GIVEN INFORMATION:
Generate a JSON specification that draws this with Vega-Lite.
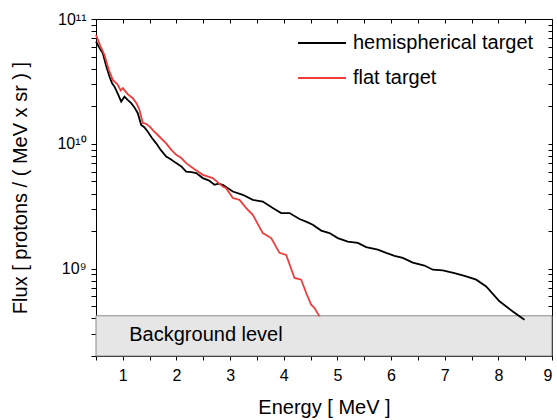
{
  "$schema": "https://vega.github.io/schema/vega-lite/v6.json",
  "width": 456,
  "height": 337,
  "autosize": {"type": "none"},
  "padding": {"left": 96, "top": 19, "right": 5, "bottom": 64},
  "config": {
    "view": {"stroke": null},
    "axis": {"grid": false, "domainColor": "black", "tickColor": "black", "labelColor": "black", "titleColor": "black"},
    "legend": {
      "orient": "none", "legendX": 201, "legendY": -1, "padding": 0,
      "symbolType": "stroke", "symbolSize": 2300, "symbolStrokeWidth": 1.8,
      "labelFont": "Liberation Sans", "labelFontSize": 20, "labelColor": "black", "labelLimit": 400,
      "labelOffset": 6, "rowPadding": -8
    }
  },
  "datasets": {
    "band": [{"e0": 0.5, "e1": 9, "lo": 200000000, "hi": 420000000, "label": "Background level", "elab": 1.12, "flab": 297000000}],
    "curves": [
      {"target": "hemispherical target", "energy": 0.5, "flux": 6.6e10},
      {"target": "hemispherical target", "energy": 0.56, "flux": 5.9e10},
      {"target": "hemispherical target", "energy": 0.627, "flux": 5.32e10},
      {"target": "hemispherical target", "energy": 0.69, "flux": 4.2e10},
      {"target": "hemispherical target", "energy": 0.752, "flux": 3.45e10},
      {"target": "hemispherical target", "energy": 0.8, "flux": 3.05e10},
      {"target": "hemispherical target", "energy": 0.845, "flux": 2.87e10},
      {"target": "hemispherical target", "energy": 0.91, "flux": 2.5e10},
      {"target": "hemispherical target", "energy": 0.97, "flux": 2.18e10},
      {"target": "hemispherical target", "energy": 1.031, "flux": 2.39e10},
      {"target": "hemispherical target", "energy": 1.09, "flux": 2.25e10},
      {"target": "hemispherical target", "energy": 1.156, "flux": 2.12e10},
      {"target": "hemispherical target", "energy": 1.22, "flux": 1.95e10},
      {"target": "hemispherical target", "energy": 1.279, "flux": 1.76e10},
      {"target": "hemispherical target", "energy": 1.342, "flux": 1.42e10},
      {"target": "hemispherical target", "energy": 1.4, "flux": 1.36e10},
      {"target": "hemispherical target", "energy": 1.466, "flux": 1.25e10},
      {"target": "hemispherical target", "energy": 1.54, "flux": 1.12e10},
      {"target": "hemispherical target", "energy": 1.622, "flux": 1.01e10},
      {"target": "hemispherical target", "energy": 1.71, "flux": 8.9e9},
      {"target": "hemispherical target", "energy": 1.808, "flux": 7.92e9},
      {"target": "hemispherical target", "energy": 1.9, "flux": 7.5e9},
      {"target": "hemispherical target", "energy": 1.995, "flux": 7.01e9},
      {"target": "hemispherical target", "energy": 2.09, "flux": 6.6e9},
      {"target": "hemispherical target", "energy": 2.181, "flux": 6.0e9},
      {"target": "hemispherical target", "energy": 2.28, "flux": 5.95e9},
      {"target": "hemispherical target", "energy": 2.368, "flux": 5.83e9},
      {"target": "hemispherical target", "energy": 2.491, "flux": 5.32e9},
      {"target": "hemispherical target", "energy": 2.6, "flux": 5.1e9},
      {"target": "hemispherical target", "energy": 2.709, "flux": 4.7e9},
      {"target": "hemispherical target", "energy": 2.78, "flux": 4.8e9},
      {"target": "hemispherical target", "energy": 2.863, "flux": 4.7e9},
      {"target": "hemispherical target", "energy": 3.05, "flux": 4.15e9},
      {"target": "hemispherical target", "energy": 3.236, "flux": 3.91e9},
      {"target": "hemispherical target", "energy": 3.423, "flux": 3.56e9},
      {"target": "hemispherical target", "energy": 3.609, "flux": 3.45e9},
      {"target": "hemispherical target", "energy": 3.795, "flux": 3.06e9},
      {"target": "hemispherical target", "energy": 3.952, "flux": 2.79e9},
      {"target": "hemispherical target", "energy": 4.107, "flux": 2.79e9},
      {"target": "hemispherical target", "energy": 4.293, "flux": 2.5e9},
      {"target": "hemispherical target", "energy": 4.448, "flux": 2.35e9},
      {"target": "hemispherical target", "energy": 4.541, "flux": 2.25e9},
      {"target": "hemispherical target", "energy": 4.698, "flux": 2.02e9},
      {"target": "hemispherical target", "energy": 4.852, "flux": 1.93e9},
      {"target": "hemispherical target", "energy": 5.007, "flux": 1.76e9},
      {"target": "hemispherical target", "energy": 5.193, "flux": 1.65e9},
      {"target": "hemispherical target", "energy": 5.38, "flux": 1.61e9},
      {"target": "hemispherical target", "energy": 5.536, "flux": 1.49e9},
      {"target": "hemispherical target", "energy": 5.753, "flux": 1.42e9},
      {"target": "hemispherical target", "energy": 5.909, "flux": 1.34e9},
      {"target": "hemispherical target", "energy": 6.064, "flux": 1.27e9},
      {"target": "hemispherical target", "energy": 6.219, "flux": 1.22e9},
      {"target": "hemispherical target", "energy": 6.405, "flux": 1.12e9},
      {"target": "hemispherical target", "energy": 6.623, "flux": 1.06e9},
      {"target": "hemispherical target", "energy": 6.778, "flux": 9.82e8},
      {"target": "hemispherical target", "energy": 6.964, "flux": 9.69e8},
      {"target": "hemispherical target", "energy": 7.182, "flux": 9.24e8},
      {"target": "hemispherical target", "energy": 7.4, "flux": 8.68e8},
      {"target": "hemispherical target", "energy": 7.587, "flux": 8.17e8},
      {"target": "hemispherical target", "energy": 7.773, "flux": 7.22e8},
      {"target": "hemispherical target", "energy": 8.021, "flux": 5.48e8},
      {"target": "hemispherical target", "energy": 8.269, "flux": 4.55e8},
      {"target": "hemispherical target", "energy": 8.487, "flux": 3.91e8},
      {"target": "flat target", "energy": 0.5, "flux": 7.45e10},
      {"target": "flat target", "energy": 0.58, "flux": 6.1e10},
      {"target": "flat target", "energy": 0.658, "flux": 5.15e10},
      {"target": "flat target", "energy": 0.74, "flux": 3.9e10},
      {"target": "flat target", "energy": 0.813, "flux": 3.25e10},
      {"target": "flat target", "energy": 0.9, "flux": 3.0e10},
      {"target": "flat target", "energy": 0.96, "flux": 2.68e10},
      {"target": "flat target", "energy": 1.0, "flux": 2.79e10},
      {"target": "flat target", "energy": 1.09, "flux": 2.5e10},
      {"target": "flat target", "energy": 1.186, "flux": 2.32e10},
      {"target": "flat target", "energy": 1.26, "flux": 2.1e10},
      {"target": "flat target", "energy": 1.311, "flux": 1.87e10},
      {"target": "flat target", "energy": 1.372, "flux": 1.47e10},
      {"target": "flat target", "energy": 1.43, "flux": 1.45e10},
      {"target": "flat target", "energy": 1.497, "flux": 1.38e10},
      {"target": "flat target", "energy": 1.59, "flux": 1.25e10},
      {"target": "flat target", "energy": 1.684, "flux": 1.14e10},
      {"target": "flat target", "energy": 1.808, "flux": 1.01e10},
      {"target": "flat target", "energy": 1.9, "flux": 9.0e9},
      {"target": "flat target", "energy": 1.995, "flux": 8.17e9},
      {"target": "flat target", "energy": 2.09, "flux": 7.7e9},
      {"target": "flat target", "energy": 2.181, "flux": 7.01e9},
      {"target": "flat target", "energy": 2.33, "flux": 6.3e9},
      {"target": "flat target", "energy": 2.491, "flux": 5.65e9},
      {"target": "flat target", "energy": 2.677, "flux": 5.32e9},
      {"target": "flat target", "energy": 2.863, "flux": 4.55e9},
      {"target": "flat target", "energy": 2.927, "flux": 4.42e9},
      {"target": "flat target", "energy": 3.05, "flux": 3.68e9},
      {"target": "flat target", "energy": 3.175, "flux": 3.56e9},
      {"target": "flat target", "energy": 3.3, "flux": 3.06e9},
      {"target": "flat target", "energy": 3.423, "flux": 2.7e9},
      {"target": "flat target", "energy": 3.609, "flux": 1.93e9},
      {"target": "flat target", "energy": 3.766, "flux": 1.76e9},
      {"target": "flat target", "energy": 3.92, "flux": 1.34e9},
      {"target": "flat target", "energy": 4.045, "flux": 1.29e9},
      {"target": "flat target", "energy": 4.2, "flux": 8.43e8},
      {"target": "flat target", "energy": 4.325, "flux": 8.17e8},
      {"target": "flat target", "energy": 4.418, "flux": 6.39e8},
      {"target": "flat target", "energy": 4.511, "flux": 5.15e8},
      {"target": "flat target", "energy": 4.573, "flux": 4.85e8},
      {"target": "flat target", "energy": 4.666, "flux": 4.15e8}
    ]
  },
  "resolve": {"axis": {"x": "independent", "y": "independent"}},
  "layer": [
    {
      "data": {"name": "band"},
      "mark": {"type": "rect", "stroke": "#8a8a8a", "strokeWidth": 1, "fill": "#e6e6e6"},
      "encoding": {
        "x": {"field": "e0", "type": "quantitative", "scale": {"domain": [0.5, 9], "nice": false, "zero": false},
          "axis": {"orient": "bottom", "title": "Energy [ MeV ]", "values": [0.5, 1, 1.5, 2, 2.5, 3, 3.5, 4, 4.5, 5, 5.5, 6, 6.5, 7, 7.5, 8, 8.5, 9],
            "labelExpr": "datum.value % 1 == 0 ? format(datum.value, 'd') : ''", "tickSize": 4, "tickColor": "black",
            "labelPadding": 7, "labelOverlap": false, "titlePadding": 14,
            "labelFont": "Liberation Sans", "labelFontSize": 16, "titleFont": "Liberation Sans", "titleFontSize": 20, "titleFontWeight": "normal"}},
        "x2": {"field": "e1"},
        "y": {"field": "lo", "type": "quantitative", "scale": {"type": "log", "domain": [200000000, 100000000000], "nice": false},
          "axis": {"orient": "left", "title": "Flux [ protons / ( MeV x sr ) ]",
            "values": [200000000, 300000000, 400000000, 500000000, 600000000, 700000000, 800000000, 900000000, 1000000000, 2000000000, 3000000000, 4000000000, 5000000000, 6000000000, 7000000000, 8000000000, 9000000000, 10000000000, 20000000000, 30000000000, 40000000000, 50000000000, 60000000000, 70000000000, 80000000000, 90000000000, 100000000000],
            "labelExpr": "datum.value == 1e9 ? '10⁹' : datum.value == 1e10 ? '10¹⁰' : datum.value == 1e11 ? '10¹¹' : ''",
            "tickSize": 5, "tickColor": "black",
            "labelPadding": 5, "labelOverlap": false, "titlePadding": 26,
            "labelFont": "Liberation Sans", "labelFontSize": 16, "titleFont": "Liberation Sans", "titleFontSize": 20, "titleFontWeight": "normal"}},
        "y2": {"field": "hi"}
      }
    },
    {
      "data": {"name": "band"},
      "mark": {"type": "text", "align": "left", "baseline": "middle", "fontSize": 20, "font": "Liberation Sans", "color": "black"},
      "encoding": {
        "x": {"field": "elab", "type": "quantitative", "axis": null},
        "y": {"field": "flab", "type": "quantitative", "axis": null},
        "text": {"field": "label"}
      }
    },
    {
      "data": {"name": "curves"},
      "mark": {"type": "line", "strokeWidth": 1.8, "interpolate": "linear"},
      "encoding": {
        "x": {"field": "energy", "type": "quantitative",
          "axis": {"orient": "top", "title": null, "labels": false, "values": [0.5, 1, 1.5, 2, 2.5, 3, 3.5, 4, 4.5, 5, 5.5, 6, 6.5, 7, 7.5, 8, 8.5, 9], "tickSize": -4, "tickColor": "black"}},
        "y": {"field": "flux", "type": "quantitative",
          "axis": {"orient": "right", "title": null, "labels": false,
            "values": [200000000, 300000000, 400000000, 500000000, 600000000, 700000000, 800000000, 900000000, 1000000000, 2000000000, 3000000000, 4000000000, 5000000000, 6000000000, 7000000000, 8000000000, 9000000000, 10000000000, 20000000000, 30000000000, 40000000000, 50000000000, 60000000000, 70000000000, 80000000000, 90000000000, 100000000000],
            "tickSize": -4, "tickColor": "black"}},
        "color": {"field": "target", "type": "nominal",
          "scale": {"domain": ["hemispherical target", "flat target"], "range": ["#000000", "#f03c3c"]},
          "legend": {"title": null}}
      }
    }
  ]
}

...

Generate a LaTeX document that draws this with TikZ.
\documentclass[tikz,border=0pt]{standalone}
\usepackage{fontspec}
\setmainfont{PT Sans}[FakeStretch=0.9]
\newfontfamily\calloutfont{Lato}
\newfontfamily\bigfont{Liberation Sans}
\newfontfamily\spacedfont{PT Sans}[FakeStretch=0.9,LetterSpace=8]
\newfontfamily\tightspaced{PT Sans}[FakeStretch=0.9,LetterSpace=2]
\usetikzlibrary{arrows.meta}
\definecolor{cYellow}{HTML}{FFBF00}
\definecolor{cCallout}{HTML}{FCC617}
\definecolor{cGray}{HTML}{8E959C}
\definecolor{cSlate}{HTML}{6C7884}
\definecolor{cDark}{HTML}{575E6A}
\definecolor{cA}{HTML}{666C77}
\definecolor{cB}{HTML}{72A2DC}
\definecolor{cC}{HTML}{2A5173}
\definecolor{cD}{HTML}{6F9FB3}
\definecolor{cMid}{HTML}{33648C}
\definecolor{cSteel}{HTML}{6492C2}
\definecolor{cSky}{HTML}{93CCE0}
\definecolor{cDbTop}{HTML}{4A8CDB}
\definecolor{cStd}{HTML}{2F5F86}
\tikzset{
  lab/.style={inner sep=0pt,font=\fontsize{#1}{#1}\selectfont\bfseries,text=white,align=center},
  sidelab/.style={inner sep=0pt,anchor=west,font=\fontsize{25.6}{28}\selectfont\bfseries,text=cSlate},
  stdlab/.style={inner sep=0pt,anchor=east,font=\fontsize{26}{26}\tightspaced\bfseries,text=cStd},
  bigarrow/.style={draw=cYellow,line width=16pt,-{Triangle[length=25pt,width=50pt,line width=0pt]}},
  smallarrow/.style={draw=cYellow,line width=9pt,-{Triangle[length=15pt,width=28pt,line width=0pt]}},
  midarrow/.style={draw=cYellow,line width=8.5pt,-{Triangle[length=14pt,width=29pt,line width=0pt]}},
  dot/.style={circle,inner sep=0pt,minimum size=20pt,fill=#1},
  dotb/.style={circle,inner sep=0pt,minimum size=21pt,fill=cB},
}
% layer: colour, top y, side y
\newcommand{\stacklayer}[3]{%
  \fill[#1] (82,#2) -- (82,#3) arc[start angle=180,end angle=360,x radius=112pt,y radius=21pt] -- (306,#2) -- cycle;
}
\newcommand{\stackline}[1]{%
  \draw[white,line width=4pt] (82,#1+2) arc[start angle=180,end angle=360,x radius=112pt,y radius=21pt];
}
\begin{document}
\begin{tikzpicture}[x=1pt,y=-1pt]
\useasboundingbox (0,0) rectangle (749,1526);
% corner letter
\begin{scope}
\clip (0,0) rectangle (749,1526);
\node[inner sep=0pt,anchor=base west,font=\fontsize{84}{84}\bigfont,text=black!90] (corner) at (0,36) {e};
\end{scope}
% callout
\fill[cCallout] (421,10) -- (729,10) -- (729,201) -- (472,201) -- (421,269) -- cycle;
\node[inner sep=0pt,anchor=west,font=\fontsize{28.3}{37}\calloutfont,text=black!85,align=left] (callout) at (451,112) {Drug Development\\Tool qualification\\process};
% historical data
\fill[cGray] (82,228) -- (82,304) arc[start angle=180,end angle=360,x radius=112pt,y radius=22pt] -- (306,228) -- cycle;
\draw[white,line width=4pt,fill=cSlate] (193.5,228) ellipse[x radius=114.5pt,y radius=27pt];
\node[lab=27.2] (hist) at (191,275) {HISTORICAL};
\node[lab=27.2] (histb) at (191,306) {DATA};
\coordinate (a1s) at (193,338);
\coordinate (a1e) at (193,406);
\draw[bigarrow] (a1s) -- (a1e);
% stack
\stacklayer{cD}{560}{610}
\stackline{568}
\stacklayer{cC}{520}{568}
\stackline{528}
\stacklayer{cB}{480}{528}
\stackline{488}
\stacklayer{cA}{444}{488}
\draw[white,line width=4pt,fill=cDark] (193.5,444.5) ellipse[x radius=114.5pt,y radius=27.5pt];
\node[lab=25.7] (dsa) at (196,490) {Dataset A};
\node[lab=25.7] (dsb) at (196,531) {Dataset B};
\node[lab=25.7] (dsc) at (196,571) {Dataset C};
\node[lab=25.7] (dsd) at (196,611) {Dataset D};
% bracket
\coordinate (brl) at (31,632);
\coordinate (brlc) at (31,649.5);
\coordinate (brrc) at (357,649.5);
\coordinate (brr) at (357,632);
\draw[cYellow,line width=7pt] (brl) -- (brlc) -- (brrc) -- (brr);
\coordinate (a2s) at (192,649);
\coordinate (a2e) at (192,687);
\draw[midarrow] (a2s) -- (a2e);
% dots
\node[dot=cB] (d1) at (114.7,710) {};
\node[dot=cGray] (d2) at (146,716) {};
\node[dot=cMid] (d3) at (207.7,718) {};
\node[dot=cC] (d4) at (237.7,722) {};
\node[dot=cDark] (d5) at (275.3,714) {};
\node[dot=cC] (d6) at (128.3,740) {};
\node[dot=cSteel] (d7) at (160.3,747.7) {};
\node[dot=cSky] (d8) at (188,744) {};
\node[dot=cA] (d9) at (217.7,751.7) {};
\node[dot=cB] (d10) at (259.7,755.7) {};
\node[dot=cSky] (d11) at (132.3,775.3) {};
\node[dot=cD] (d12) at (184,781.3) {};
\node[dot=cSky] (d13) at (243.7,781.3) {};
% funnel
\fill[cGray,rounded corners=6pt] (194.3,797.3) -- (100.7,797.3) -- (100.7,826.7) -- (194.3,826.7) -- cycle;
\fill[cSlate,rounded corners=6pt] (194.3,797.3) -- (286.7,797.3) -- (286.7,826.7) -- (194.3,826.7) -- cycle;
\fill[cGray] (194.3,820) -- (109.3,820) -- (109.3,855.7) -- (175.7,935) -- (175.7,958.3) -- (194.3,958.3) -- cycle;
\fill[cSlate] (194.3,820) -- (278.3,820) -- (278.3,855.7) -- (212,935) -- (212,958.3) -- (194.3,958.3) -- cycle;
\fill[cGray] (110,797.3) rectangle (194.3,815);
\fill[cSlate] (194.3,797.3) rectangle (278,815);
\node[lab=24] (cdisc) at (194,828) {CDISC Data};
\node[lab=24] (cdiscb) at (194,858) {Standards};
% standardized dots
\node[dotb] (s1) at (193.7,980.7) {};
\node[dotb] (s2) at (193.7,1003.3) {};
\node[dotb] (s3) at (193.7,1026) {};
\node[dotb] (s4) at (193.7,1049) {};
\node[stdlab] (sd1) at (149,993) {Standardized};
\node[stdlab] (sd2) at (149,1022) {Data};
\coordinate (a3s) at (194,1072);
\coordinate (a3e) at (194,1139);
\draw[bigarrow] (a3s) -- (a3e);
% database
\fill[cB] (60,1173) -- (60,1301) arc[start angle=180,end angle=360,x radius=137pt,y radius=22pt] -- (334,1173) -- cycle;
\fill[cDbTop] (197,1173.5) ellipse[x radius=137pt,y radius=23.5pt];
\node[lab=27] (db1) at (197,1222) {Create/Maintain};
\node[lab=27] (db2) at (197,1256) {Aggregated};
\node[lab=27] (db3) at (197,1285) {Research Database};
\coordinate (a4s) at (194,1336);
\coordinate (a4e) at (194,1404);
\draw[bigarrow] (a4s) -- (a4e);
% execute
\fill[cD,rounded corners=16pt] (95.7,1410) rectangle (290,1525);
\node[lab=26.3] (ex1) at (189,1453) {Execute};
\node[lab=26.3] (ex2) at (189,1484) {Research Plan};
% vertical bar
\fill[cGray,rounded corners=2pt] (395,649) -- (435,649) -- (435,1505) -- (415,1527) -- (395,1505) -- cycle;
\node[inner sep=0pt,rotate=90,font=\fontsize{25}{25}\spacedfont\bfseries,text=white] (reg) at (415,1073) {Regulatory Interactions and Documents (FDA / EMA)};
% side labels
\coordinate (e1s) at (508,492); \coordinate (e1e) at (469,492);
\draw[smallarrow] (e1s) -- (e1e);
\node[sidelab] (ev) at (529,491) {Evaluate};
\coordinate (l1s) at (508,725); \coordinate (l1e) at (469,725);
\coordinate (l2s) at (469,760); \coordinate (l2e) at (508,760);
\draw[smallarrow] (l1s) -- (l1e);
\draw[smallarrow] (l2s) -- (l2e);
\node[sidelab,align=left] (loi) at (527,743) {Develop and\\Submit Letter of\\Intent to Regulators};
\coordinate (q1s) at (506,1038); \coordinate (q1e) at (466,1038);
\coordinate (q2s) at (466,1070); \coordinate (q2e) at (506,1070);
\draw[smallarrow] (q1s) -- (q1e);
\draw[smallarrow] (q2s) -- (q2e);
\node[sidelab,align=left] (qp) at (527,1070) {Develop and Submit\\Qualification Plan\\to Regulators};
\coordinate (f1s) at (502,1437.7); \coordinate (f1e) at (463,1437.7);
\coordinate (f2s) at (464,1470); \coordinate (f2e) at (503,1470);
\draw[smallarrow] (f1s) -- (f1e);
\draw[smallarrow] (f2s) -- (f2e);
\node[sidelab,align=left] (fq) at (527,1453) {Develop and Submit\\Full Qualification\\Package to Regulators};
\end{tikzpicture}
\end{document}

YOUR GOAL: In the material above, show every line where the word "draws" turns up.

CORRECT RESULT:
Generate a JSON specification that draws this with Vega-Lite.
Generate a LaTeX document that draws this with TikZ.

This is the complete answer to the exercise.